All I want for Christmas is for our presidential candidates to be struck dumb for a week or two, maybe even through the Republican primary votes in Iowa and New Hampshire. Imagine Newt and Mitt, Ron and Michele, their mouths opening and closing like fish. Getting all red-faced and frustrated when nothing comes out. And while I’m at it, let’s silence the pundits, too. And the screeching partisans indulging in bitterness and fury, sneering and hate.
It’s not that democracies don’t need debate. We surely do. We don’t even have to be particularly civil. I mourn the loss of Christopher Hitchens, who was himself a champion sneerer. The difference was that his scorn was always just the icing on a passionately reasoned argument, footnoting observations from sources ranging from Greek historians to comic strips.
Most Americans, though, have grown to believe the sneer is the argument, and that personal insults about hairstyles and lifestyles and places of worship and of origin have the same weight as logic and reason. It dooms us when we try to solve complicated problems like the economy or foreign policy, education or healthcare, and deepens ordinary divisions like region, ethnicity, and class.
A couple weeks ago, New York’s condescending, arrogant, Muslim-baiting Republican Representative Peter King indulged in casual slurs, describing Newt Gingrich as condescending and arrogant with “a Southern, anti-union attitude that appeals to the mentality of hillbillies at revival meetings.”
A few days later, when news broke about a church in a small Kentucky town that banned an interracial couple from attending, many of the comments could be summed up as saying, “That’s terrible, but what can you expect in a barbaric place like that?” Because the American South, including Kentucky and Newt’s Georgia, of course, has a lock on bigotry.

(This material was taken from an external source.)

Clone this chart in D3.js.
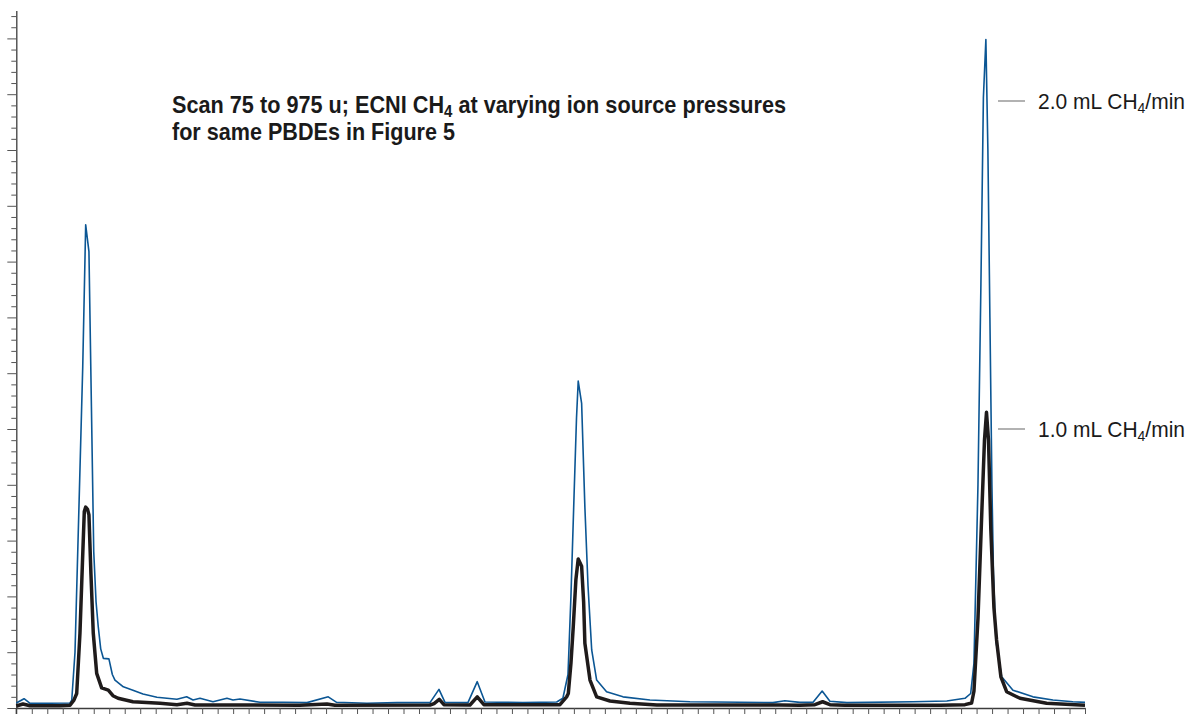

It gave me flashbacks to Election 2000. That was the year Al Gore went around trying not to use four syllable words, while George W. Bush grinned and drawled and tipped his cowboy hat, and good old Ralph Nader talked about globalization and the working class, while Naderites sneered at comparatively unimportant issues like racism and homophobia.
When the votes were tallied (or not), all the bulletin boards, letters to the editor pages, and other platforms for rants were almost exclusively full of politically correct, blue state types ignoring how Nader split the vote and spilling out their vitriolic hate for “poor white trash” in the red states.
“How stupid could they be pulling the lever for a rich Republican sure to cut their benefits?” “How could they be such idiots?” “Those Bubbas… those hillbillies… voting against their own interests.”
Sometimes they even mentioned Kentucky by name. People that knew me. And knew where I was from. Though perhaps they thought it had worn off, me being up in New York so long. An East Village dyke.
Pundits explained it was a kind of delusion, poor Americans voting for the rich, charming, down-to-earth Bush because they wanted to believe they could one day be like him — and that pulling the Republican lever might give them a share in his good fortune. That may have been partly true. But it was strange no one said the obvious. That maybe they — we — just didn’t want to vote for stuck-up Gore or sneering Greens that talked about class and poverty but clearly despised us, knowing nothing about our lives or culture beyond the TV stereotypes that exist in shows like “The Beverly Hillbillies,” which have been reincarnated in “Hillbilly Handfishin’,” “Redneck Riviera,” and “American Hoggers.”
These shows laugh at us, not with us. Pretend places like Atlanta or Louisville don’t exist, and nobody there is struggling for progressive change. Ignore social complexities. How a man like my uncle might still use the word “colored,” but was more comfortable with his black co-workers at the factory than with his university-educated children. Maybe his black co-workers weren’t equally comfortable with him, but they weren’t at war.
In the imagination of this country, the South isn’t just more conservative and religious, it’s the sole repository of inbred idiots and genuine all-consuming bigotry, as if racism or homophobia in Cincinnati or LA doesn’t really count. As if there’s no interstate trafficking in stupidity and hate. And poor people are even more stupid and degenerate if they speak with a twang.
What is this but an attempt to feel superior, for certain regions to feel absolved of our difficult history? It doesn’t matter that for every James Byrd Jr., there’s an Abner Louima. In ’92, New York City tried to get schools to accept the Rainbow Curriculum teaching school kids that everybody in the city was worthy of respect. But whites hated it because it validated people of color. Blacks and Latinos and whites hated it because it included queers.
Ah, the United Hates of America. Can’t we put a lid on it? Just for the holidays?